Разрастающиеся пригороды построены скорее для автомобилей, чем для людей. Прогулочные городские районы уступили место холодным глыбам торговых комплексов на периферии. Старая идея окрестного соседства стала редкостью. Гораздо реже можно встретить соседа, когда для того, чтобы прихватить галлон молока, нужна машина. Гораздо меньше детей бегает и играет по соседству и ходит пешком в школу.

В результате у нас гораздо меньше шансов найти тесно связанные сообщества в пространствах людской доступности, таких, как кварталы или деревни. Элиты, которые могут позволить себе две машины, чьи офисы предлагают возможность гибкого рабочего графика, и для кого гораздо вероятнее быть в браке, могут выстраивать свои институты социальных сообществ более целенаправленно, в то время как естественным образом мелким группам сойтись сложнее.     

Глобализация и автоматизация создали экономику, в которой высокообразованным легче использовать свои навыки, чтобы быть высокооплачиваемыми. Затем они (возможно, мне нужно сказать “мы”) конвертируют эту плату в место в элитных сообществах (жилых районах, колледжах, частных школах и так далее), чтобы поставить своих детей на тот же путь к успеху.
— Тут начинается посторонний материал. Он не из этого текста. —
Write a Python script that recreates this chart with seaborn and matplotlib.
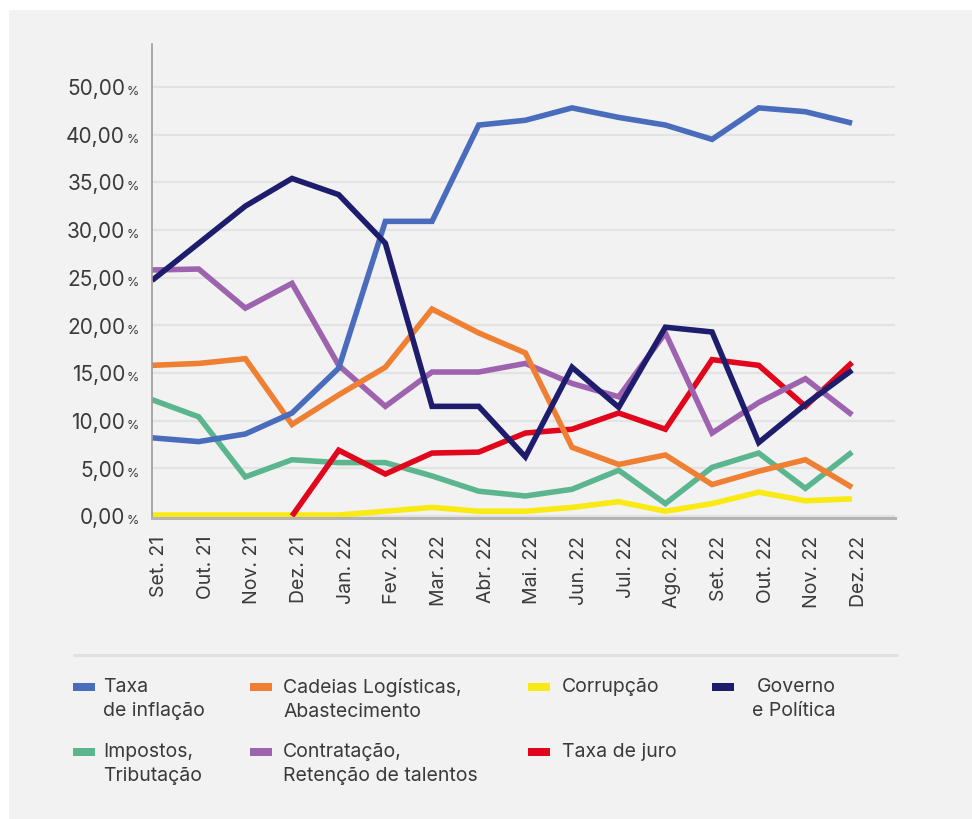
import numpy as np
import pandas as pd
import matplotlib
matplotlib.use("Agg")
import matplotlib.pyplot as plt
import matplotlib.transforms as mtransforms
from matplotlib.patches import Rectangle
from matplotlib.lines import Line2D
import seaborn as sns

# dados (% de respostas por mes)
months = ["Set. 21", "Out. 21", "Nov. 21", "Dez. 21", "Jan. 22", "Fev. 22", "Mar. 22", "Abr. 22",
          "Mai. 22", "Jun. 22", "Jul. 22", "Ago. 22", "Set. 22", "Out. 22", "Nov. 22", "Dez. 22"]

inflacao = [8.2, 7.8, 8.6, 10.8, 15.5, 30.9, 30.9, 41.0, 41.5, 42.8, 41.8, 41.0, 39.5, 42.8, 42.4, 41.2]
cadeias = [15.8, 16.0, 16.5, 9.6, 12.7, 15.6, 21.7, 19.2, 17.1, 7.2, 5.4, 6.4, 3.3, 4.7, 5.9, 3.0]
corrupcao = [0.1, 0.1, 0.1, 0.1, 0.1, 0.5, 0.9, 0.5, 0.5, 0.9, 1.5, 0.5, 1.3, 2.5, 1.6, 1.8]
governo = [24.7, 28.6, 32.5, 35.4, 33.7, 28.6, 11.5, 11.5, 6.2, 15.6, 11.4, 19.8, 19.3, 7.7, 11.7, 15.3]
impostos = [12.2, 10.4, 4.1, 5.9, 5.6, 5.6, 4.2, 2.6, 2.1, 2.8, 4.8, 1.3, 5.1, 6.6, 2.9, 6.7]
contratacao = [25.8, 25.9, 21.8, 24.4, 15.8, 11.5, 15.1, 15.1, 16.0, 13.9, 12.5, 19.2, 8.7, 11.9, 14.4, 10.6]
juro = [np.nan, np.nan, np.nan, 0.0, 6.9, 4.4, 6.6, 6.7, 8.7, 9.1, 10.8, 9.1, 16.4, 15.8, 11.5, 16.1]

ytick_vals = [0, 5, 10, 15, 20, 25, 30, 35, 40, 45]
ytick_text = ["0,00", "5,00", "10,00", "15,00", "20,00", "25,00", "30,00", "35,00", "40,00", "50,00"]

series = {
    "Taxa\nde inflação": inflacao,
    "Cadeias Logísticas,\nAbastecimento": cadeias,
    "Corrupção": corrupcao,
    "Governo\ne Política": governo,
    "Impostos,\nTributação": impostos,
    "Contratação,\nRetenção de talentos": contratacao,
    "Taxa de juro": juro,
}
colors = {
    "Taxa\nde inflação": "#4a6cbd",
    "Cadeias Logísticas,\nAbastecimento": "#ef7f32",
    "Corrupção": "#f8ea12",
    "Governo\ne Política": "#1e1c6c",
    "Impostos,\nTributação": "#5bb68f",
    "Contratação,\nRetenção de talentos": "#9e63ae",
    "Taxa de juro": "#e2061c",
}
# ordem de desenho (de baixo para cima)
draw_order = ["Corrupção", "Impostos,\nTributação", "Taxa de juro", "Contratação,\nRetenção de talentos",
              "Cadeias Logísticas,\nAbastecimento", "Taxa\nde inflação", "Governo\ne Política"]

rows = []
for name, vals in series.items():
    for i, v in enumerate(vals):
        rows.append({"mes": i, "valor": v, "serie": name})
df = pd.DataFrame(rows).dropna()

sns.set_theme(style="white")
plt.rcParams["font.family"] = ["Inter", "DejaVu Sans"]

W, H = 972, 820
fig = plt.figure(figsize=(W / 100, H / 100), dpi=100, facecolor="white")

def fx(x):
    return x / W

def fy(y):
    return 1 - y / H

# painel cinzento
fig.add_artist(Rectangle((fx(9), 0), 1 - fx(9), fy(11), transform=fig.transFigure,
                         facecolor="#f2f2f2", edgecolor="none", zorder=-5))

ax = fig.add_axes([fx(152), fy(519), fx(895) - fx(152), fy(45) - fy(519)])
ax.set_facecolor("#f2f2f2")

sns.lineplot(data=df, x="mes", y="valor", hue="serie", hue_order=draw_order, palette=colors,
             linewidth=4.0, errorbar=None, estimator=None, legend=False, ax=ax,
             solid_joinstyle="miter", solid_capstyle="butt")

ax.set_xlim(0, 15.92)
ax.set_ylim(-0.21, 49.5)
ax.set_xlabel("")
ax.set_ylabel("")

for v in ytick_vals:
    ax.axhline(v, color="#e3e3e3", lw=1.6, zorder=0)

ax.set_yticks([])
base = mtransforms.blended_transform_factory(ax.transAxes, ax.transData)
shift = mtransforms.ScaledTranslation(0, -5.2 / 72, fig.dpi_scale_trans)
for v, t in zip(ytick_vals, ytick_text):
    ax.text(-27 / 743, v, t, transform=base + shift, ha="right", va="baseline",
            fontsize=15, color="#3a3a3a")
    ax.text(-13 / 743, v, "%", transform=base + shift, ha="right", va="baseline",
            fontsize=9, color="#3a3a3a")

ax.set_xticks(range(len(months)))
ax.set_xticklabels(months, rotation=90, fontsize=14, color="#3a3a3a", va="top")
ax.tick_params(axis="x", length=0, pad=12)
off = mtransforms.ScaledTranslation(5 / 72, 0, fig.dpi_scale_trans)
for lab in ax.get_xticklabels():
    lab.set_transform(lab.get_transform() + off)

for s in ["top", "right"]:
    ax.spines[s].set_visible(False)
ax.spines["left"].set_color("#9c9c9c")
ax.spines["left"].set_linewidth(1.2)
ax.spines["bottom"].set_color("#b4b4b4")
ax.spines["bottom"].set_linewidth(2.2)

# linha separadora
fig.add_artist(Line2D([fx(74), fx(897)], [fy(656), fy(656)], transform=fig.transFigure,
                      color="#e0e0e0", lw=2))

# legenda
legend_order = ["Taxa\nde inflação", "Cadeias Logísticas,\nAbastecimento", "Corrupção", "Governo\ne Política",
                "Impostos,\nTributação", "Contratação,\nRetenção de talentos", "Taxa de juro"]
col_patch = [73, 250, 528, 712]
col_text = [103, 283, 562, 745]
row_top = [678, 743]
for k, name in enumerate(legend_order):
    c, r = k % 4, k // 4
    fig.add_artist(Rectangle((fx(col_patch[c]), fy(row_top[r] + 14)), fx(22), 8 / H,
                             transform=fig.transFigure, facecolor=colors[name], edgecolor="none"))
    if name.startswith("Governo"):
        fig.text(fx(836), fy(row_top[r]), name, ha="right", va="top", fontsize=14,
                 color="#3a3a3a", linespacing=1.4, multialignment="right")
    else:
        fig.text(fx(col_text[c]), fy(row_top[r]), name, ha="left", va="top", fontsize=14,
                 color="#3a3a3a", linespacing=1.4)

fig.savefig("out.png", dpi=100, facecolor="white")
У парня из рабочего класса, напротив, теперь меньше возможностей в экономике. Результат - не просто меньшая оплата, но разрушенные сообщества, и, в итоге, больше заявлений о нетрудоспособности, больше выпадений из трудовой деятельности, меньше браков и глубже отчаяние.     
Эти стремительные изменения втюхиваются нам как прогресс. Нам говорят, что нашим детям не преуспеть в современном мире, если они не освоятся в совершенстве с новейшими технологиями. Нам говорят, что экраны служат демократизации и эффективности.  

Но стремительные изменения сложных систем всегда создают сбои. Элиты, запускающие эти стремительные изменения, обычно получают от них пользу. Остальное общество часто чувствует себя чужаками в новом мире.